Stay informed with free updates
Simply sign up to the Foreign exchange myFT Digest — delivered directly to your inbox.
Taiwan’s currency has recorded its largest two-day jump in decades, as life insurers moved to hedge their exposed US portfolios and markets fretted that a trade deal with Donald Trump might include the exchange rate.
Extending its gains when trading opened on Monday, the New Taiwan dollar rose by another 2.5 per cent against the greenback, taking its two-day gain to 6.5 per cent. Its total rise since the start of April is almost 10 per cent.
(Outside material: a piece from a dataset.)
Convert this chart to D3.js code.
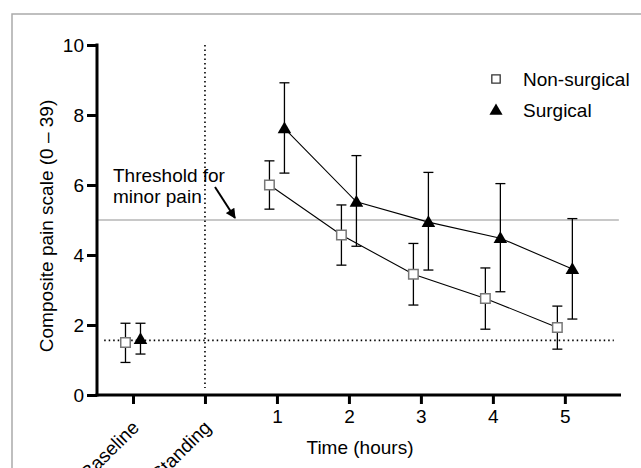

The sudden currency movement in Taiwan shows how the impact of the US trade war is rippling through the global economy. It could harm the competitiveness of the island’s export-oriented economy and expose Taiwanese life insurers to losses through their holdings of US assets.
“Local exporters are panicking, and local lifers are under-hedged, while equity-related outflows have ceased,” said Ju Wang, a strategist at BNP Paribas in Hong Kong.
“The central bank remains the only buyer but has not been aggressively supporting the market, fuelling speculation that currency valuation is part of the trade talks,” she said.
Taiwan has a huge pile of overseas assets amounting to $1.7tn, much of it in the form of US bonds — including Treasuries and corporate debt — held by its life insurers.
However, many of those insurers have not hedged their currency exposure, so they are exposed to losses when the US dollar falls. A rush to hedge those risks in a falling market might have exacerbated the currency’s move, said analysts.
The currency jump has been exacerbated by speculation that a possible trade deal with the US could include provisions to strengthen the Taiwanese currency and make it less competitive.
In a statement released on Friday, Taiwan’s central bank denied claims that the US Treasury department had requested an appreciation in its currency as part of a trade deal.
BNP’s Wang was sceptical. “While no economy would officially acknowledge that currency valuation is a point of negotiation, market expectations indicate otherwise. This is particularly notable given the Mar-a-Lago [accord]’s emphasis on an overvalued US dollar being a root cause of the US’s trade imbalances.”
Driven by its globally competitive semiconductor sector, Taiwan is the seventh-largest US trading partner. In 2024, it had a trade surplus of $74bn with the US.
Stock in TSMC, the world’s biggest contract semiconductor producer, fell 1.3 per cent on Monday. A weaker US dollar would hurt TSMC’s profits in local currency terms.